Chemical imbalances: Using inappropriate PAC, Polymers, or suboptimal pH adjustment will reduce coagulation and flocculation efficiency, making the sludge separation process less effective.

In addition to affecting effluent quality, high TSS increases the amount of generated waste sludge, adding load to settling tanks and filtration systems. For membrane-based technologies like MBR or UF, a high TSS concentration increases the risk of fouling, reduces flow rates, and incurs equipment cleaning costs.

Pay attention to regulations before discharging wastewater into the environment

7. Current Effective Methods for Treating TSS and Turbidity

Depending on the wastewater characteristics and effluent quality requirements, businesses can apply one or a combination of different treatment methods.

7.1 Mechanical Methods

This is a group of solutions used in the initial stage to remove large-sized particles before the wastewater enters subsequent treatment stages. Common facilities include bar screens, grit chambers, primary settling tanks, secondary settling tanks, and sand filtration systems.
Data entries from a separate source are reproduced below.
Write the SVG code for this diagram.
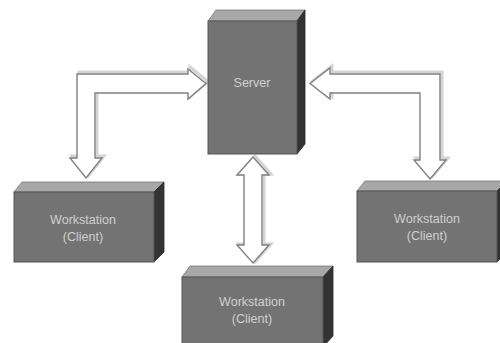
<svg xmlns="http://www.w3.org/2000/svg" width="500" height="343" viewBox="0 0 500 343">
<style>
.front{fill:#737373;stroke:#555;stroke-width:1}
.top{fill:#a8a8a8;stroke:#777;stroke-width:0.8}
.side{fill:#333;stroke:#2a2a2a;stroke-width:0.8}
.lbl{font-family:"Liberation Sans",Arial,sans-serif;font-size:12.5px;fill:#d0d0d0;text-anchor:middle}
.arr{fill:#fff;stroke:#808080;stroke-width:1.4;stroke-linejoin:miter}
.sh{fill:none;stroke:#d4d4d4;stroke-width:3}
</style>
<rect width="500" height="343" fill="#fff"/>
<g id="connectors">
<polygon class="sh" transform="translate(2,-2)" points="77,158 77,74 188,74 188,69 206,83.5 188,99 188,93 95,93 95,158 102,158 86,178 70,158"/>
<polygon class="arr" points="77,158 77,74 188,74 188,69 206,83.5 188,99 188,93 95,93 95,158 102,158 86,178 70,158"/>
<polygon class="sh" transform="translate(2,-2)" points="310,83.5 330,68 330,74 440,74 440,160 446,160 430,179 414,160 420,160 420,93 330,93 330,99"/>
<polygon class="arr" points="310,83.5 330,68 330,74 440,74 440,160 446,160 430,179 414,160 420,160 420,93 330,93 330,99"/>
<polygon class="sh" transform="translate(2,-1)" points="253,157 269,175 262,175 262,245 269,245 253,263 237,245 244,245 244,175 237,175"/>
<polygon class="arr" points="253,157 269,175 262,175 262,245 269,245 253,263 237,245 244,245 244,175 237,175"/>
</g>
<g id="server">
<polygon class="top" points="208,21 216,10 305,10 297,21"/>
<polygon class="side" points="297,21 305,10 305,144 297,154"/>
<rect class="front" x="208" y="21" width="89" height="133"/>
<text class="lbl" x="252" y="87">Server</text>
</g>
<g id="ws-left">
<polygon class="top" points="14,192 22,182 164,182 154,192"/>
<polygon class="side" points="154,192 164,182 164,252 154,262"/>
<rect class="front" x="14" y="192" width="140" height="70"/>
<text class="lbl" x="83" y="224">Workstation</text>
<text class="lbl" x="83" y="241">(Client)</text>
</g>
<g id="ws-bottom">
<polygon class="top" points="182,277 190,266 333,266 323,277"/>
<polygon class="side" points="323,277 333,266 333,336 323,347"/>
<rect class="front" x="182" y="277" width="141" height="70"/>
<text class="lbl" x="252" y="306">Workstation</text>
<text class="lbl" x="252" y="323">(Client)</text>
</g>
<g id="ws-right">
<polygon class="top" points="357,191 365,181 507,181 497,191"/>
<polygon class="side" points="497,191 507,181 507,252 497,262"/>
<rect class="front" x="357" y="191" width="140" height="71"/>
<text class="lbl" x="427" y="223">Workstation</text>
<text class="lbl" x="427" y="240">(Client)</text>
</g>
</svg>
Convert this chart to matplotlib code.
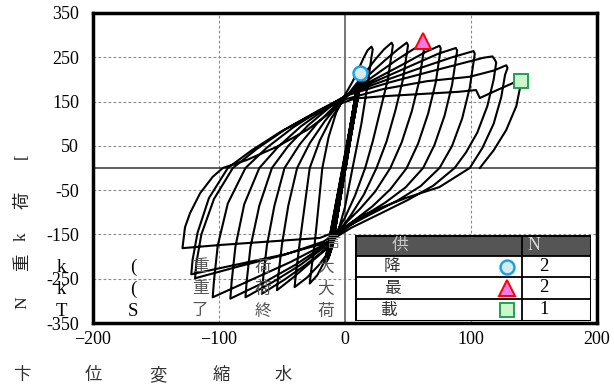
"""
荷重-水平変位 履歴曲線 (hysteresis loops) の再現
"""
import matplotlib
matplotlib.use("Agg")
import matplotlib.pyplot as plt
from matplotlib.patches import Rectangle

W, H = 614, 387

# ---- 履歴データ: 水平変位 [mm] / 荷重 [kN] ----
BAND_X = [0, 9, -10, 10, -11, 11, -12, 12, -13, 12, -14, 13, -15, 12]
BAND_Y = [0, 165, -165, 180, -180, 190, -190, 200, -198, 205, -205, 212, -210, 205]

D0_X = [12, 11, 7, 2, -3, -8, -13, -17, -22, -28]
D0_Y = [205, 185, 120, 40, -40, -120, -185, -215, -242, -261]

U1_X = [-28, -27, -24, -21, -18, -13, -7, 0, 6, 11, 15, 18, 21]
U1_Y = [-261, -235, -170, -85, 0, 70, 125, 165, 195, 225, 250, 266, 274]
D1_X = [21, 22, 21, 18, 13, 6, 0, -6, -13, -21, -30, -40]
D1_Y = [274, 268, 250, 190, 100, 0, -88, -148, -190, -220, -247, -269]

U2_X = [-40, -39, -36, -32, -28, -20, -11, -2, 7, 16, 24, 31, 37]
U2_Y = [-269, -240, -170, -85, 0, 62, 112, 150, 183, 215, 245, 268, 283]
D2_X = [37, 38, 37, 34, 28, 22, 16, 8, 0, -8, -16, -28, -41, -54]
D2_Y = [283, 277, 258, 200, 130, 60, 0, -62, -112, -152, -186, -215, -247, -276]

U3_X = [-54, -53, -50, -45, -38, -28, -16, -4, 8, 20, 32, 42, 49]
U3_Y = [-276, -245, -172, -85, 0, 56, 106, 147, 180, 213, 244, 268, 283]
D3_X = [49, 50, 49, 46, 40, 33, 25, 15, 5, -5, -15, -31, -48, -66]
D3_Y = [283, 277, 258, 200, 130, 60, 0, -60, -105, -145, -182, -218, -252, -284]

U4_X = [-66, -65, -62, -56, -48, -36, -22, -7, 8, 24, 40, 53, 62]
U4_Y = [-284, -250, -175, -85, 0, 53, 101, 143, 178, 210, 242, 266, 281]
D4_X = [62, 63, 62, 59, 53, 45, 36, 24, 12, 1, -8, -17, -36, -57, -79]
D4_Y = [281, 275, 256, 198, 128, 58, 0, -53, -92, -123, -150, -180, -220, -257, -292]

U5_X = [-79, -78, -75, -68, -58, -45, -29, -11, 7, 28, 48, 64, 75]
U5_Y = [-292, -255, -178, -85, 0, 50, 97, 140, 176, 207, 237, 262, 276]
D5_X = [75, 76, 75, 72, 66, 58, 49, 36, 22, 8, -5, -18, -39, -64, -91]
D5_Y = [276, 270, 251, 193, 123, 55, 0, -48, -86, -117, -146, -178, -218, -258, -295]

U6_X = [-91, -90, -87, -80, -68, -53, -35, -14, 6, 30, 54, 74, 88]
U6_Y = [-295, -258, -178, -82, 0, 48, 94, 137, 173, 203, 233, 258, 271]
D6_X = [88, 89, 88, 85, 79, 71, 62, 48, 32, 15, -1, -16, -43, -74, -105]
D6_Y = [271, 265, 246, 188, 118, 52, 0, -44, -78, -108, -140, -172, -212, -252, -292]

U7_X = [-105, -104, -101, -93, -79, -62, -41, -17, 5, 32, 60, 85, 102]
U7_Y = [-292, -255, -175, -80, 0, 46, 92, 135, 170, 198, 226, 250, 264]
D7_X = [102, 103, 102, 99, 93, 85, 75, 60, 42, 20, 0, -17, -48, -84, -119]
D7_Y = [264, 258, 239, 181, 112, 50, 0, -41, -73, -105, -135, -166, -196, -222, -249]

U8_X = [-119, -118, -114, -104, -89, -70, -47, -21, 4, 35, 68, 98, 110, 117]
U8_Y = [-249, -215, -150, -70, 0, 43, 88, 130, 166, 193, 218, 240, 249, 252]
D8A_X = [117, 119, 120, 118, 113, 105, 96, 87, 70, 50, 28, 5, -14, -48, -86, -122]
D8A_Y = [252, 244, 238, 200, 140, 80, 35, 0, -40, -72, -103, -135, -168, -195, -218, -240]

U8B_X = [-122, -121, -117, -108, -93, -74, -51, -25, 0, 30, 65, 99, 118, 128]
U8B_Y = [-240, -208, -146, -68, 0, 40, 82, 122, 155, 178, 196, 206, 220, 232]
D8_X = [128, 129, 127, 124, 118, 109, 99, 75, 49, 30, 12, -4, -20, -60, -100, -129]
D8_Y = [232, 226, 210, 160, 100, 45, 0, -43, -67, -88, -110, -140, -158, -166, -174, -181]

U9_X = [-129, -127, -123, -115, -105, -97, -78, -54, -30, -15, -4, 8, 30, 60, 90, 104, 107, 120, 135, 140]
U9_Y = [-181, -134, -102, -57, -20, 0, 18, 48, 86, 118, 145, 157, 162, 167, 172, 176, 158, 175, 194, 197]
D9_X = [140, 139, 136, 128, 118, 107]
D9_Y = [197, 183, 140, 86, 40, 0]

# 特性点
YIELD_PT = (12, 215)
MAX_PT = (62, 286)
FINAL_PT = (140, 197)

X_TICKS = [-200, -100, 0, 100, 200]
Y_TICKS = [-350, -250, -150, -50, 50, 150, 250, 350]

TABLE_HEAD = ["供", "N"]
TABLE_NAMES = ["降", "最", "載"]
TABLE_COUNTS = ["2", "2", "1"]

SERIF = "Liberation Serif"
CJK = ["Noto Sans CJK JP", "DejaVu Sans"]


def fx(px):
    return px / W


def fy(py):
    return 1 - py / H


fig = plt.figure(figsize=(W / 100, H / 100), dpi=100)
ax = fig.add_axes([fx(93), fy(323), (597 - 93) / W, (323 - 13) / H])

hx = (D0_X + U1_X + D1_X + U2_X + D2_X + U3_X + D3_X + U4_X + D4_X
      + U5_X + D5_X + U6_X + D6_X + U7_X + D7_X + U8_X + D8A_X + U8B_X + D8_X
      + U9_X + D9_X)
hy = (D0_Y + U1_Y + D1_Y + U2_Y + D2_Y + U3_Y + D3_Y + U4_Y + D4_Y
      + U5_Y + D5_Y + U6_Y + D6_Y + U7_Y + D7_Y + U8_Y + D8A_Y + U8B_Y + D8_Y
      + U9_Y + D9_Y)

# grid / zero lines
for v in [-250, -150, -50, 50, 150, 250]:
    ax.axhline(v, color="#8a8a8a", lw=0.8, ls=(0, (2.5, 2)), zorder=1)
for v in [-100, 100]:
    ax.axvline(v, color="#8a8a8a", lw=0.8, ls=(0, (2.5, 2)), zorder=1)
ax.axhline(0, color="#333333", lw=1.1, zorder=1)
ax.axvline(0, color="#777777", lw=1.4, zorder=1)

ax.plot(BAND_X, BAND_Y, color="black", lw=2.8, solid_joinstyle="round", zorder=3)
ax.plot(hx, hy, color="black", lw=1.5, solid_joinstyle="round", zorder=3)

ax.plot(*YIELD_PT, "o", ms=10, mfc="#d7eaf2", mec="#1aa3e8", mew=1.8, zorder=5)
ax.plot(*MAX_PT, "^", ms=11, mfc="#f07ae6", mec="#ff0000", mew=1.4, zorder=5)
ax.plot(*FINAL_PT, "s", ms=9.5, mfc="#ccf7cc", mec="#22a055", mew=1.4, zorder=5)

ax.set_xlim(-200, 200)
ax.set_ylim(-350, 350)
ax.set_xticks(X_TICKS)
ax.set_xticklabels([f"{v}".replace("-", "\u2212") for v in X_TICKS], fontfamily=SERIF, fontsize=13)
ax.set_yticks(Y_TICKS)
ax.set_yticklabels([str(v) for v in Y_TICKS], fontfamily=SERIF, fontsize=13)
ax.tick_params(axis="both", length=0)
ax.tick_params(axis="y", pad=10)
ax.tick_params(axis="x", pad=6)
for s in ax.spines.values():
    s.set_linewidth(2.5)

# y 軸ラベル (文字ごと, 90度回転)
for ch, py in zip(["[", "荷", "k", "重", "N"], [156, 200, 237, 262, 303]):
    fam = CJK if ord(ch) > 255 else [SERIF]
    fig.text(fx(22), fy(py), ch, rotation=90, ha="center", va="center",
             fontsize=12.5, family=fam, color="#222222")

# x 軸ラベル
for ch, px in zip(["卞", "位", "変", "縮", "水"], [22, 93, 158, 221, 283]):
    fig.text(fx(px), fy(375), ch, ha="center", va="center", fontsize=12.5,
             family=CJK, color="#333333")

# 表内の注記
rows = [
    (267, ["k", "(", "重", "荷", "大"]),
    (289, ["k", "(", "重", "荷", "大"]),
    (311, ["T", "S", "了", "終", "荷"]),
]
for py, chars in rows:
    for ch, px in zip(chars, [61, 133, 200, 263, 326]):
        if ord(ch) > 255:
            fig.text(fx(px), fy(py), ch, ha="center", va="center", fontsize=12,
                     family=CJK, color="#555555", zorder=6)
        else:
            fig.text(fx(px), fy(py), ch, ha="center", va="center", fontsize=13.5,
                     family=SERIF, color="black", zorder=6)
fig.text(fx(333), fy(243), "言", ha="center", va="center", fontsize=11,
         family=CJK, color="#777777", zorder=6)

# 凡例テーブル
tab = fig.add_axes([fx(355), fy(321), (591 - 355) / W, (321 - 235) / H])
tab.set_xlim(0, 236)
tab.set_ylim(0, 86)
tab.axis("off")
tab.add_patch(Rectangle((0, 0), 236, 86, facecolor="white", edgecolor="none"))
tab.add_patch(Rectangle((0, 65), 236, 21, facecolor="#555555", edgecolor="none"))
for yb in [65, 44, 22]:
    tab.plot([0, 236], [yb, yb], color="black", lw=1.3)
tab.plot([167, 167], [0, 86], color="black", lw=1.3)
tab.add_patch(Rectangle((0, 0), 236, 86, facecolor="none", edgecolor="black", lw=2.2))

tab.text(45, 75.5, TABLE_HEAD[0], ha="center", va="center", fontsize=12,
         family=CJK, color="#c8c8c8")
tab.text(179, 75.5, TABLE_HEAD[1], ha="center", va="center", fontsize=13,
         family=SERIF, color="#d8d8d8")
row_y = [54.5, 33, 11]
for name, cnt, yy, nx in zip(TABLE_NAMES, TABLE_COUNTS, row_y, [37, 37, 33]):
    tab.text(nx, yy, name, ha="center", va="center", fontsize=12, family=CJK, color="#333333")
    tab.text(189, yy, cnt, ha="center", va="center", fontsize=13.5, family=SERIF)
tab.plot(152, row_y[0], "o", ms=10, mfc="#d7eaf2", mec="#1aa3e8", mew=1.8)
tab.plot(152, row_y[1], "^", ms=11, mfc="#f07ae6", mec="#ff0000", mew=1.4)
tab.plot(152, row_y[2], "s", ms=9.5, mfc="#ccf7cc", mec="#22a055", mew=1.4)

fig.savefig("out.png", dpi=100)
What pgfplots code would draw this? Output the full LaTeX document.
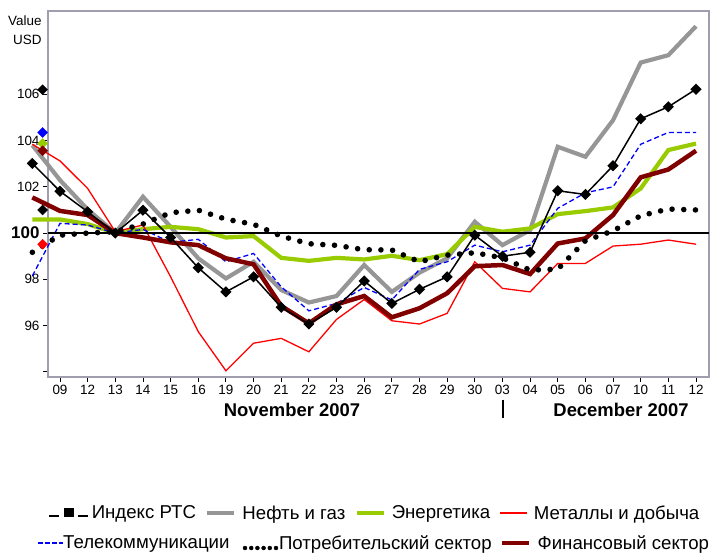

Removing residue right from the start helps reduce the load on downstream treatment units and improves the overall operating efficiency.

7.2 Physico-chemical Methods

For small particles or those existing in colloidal form, physico-chemical methods usually yield higher efficiency. Common technologies include coagulation, flocculation, DAF (Dissolved Air Flotation), and physico-chemical settling. This is a widely applied solution for food, seafood, paper, textile dyeing wastewater, and many other industries with high TSS content.

7.3 Membrane Filtration Technology

When effluent quality requirements are high or water reuse is needed, membrane technologies such as MF, UF, or MBR are often chosen to remove most of the remaining suspended solids after traditional treatment stages.

TSS and turbidity are two important indicators that help evaluate wastewater quality as well as the operating efficiency of the treatment system. Although closely related, these two parameters reflect different characteristics of water and need to be monitored simultaneously for a more complete view of the pollution level.

Effectively controlling TSS and turbidity not only helps effluent meet environmental regulations but also contributes to improving operational efficiency, reducing treatment costs, and increasing the stability of the entire wastewater treatment system.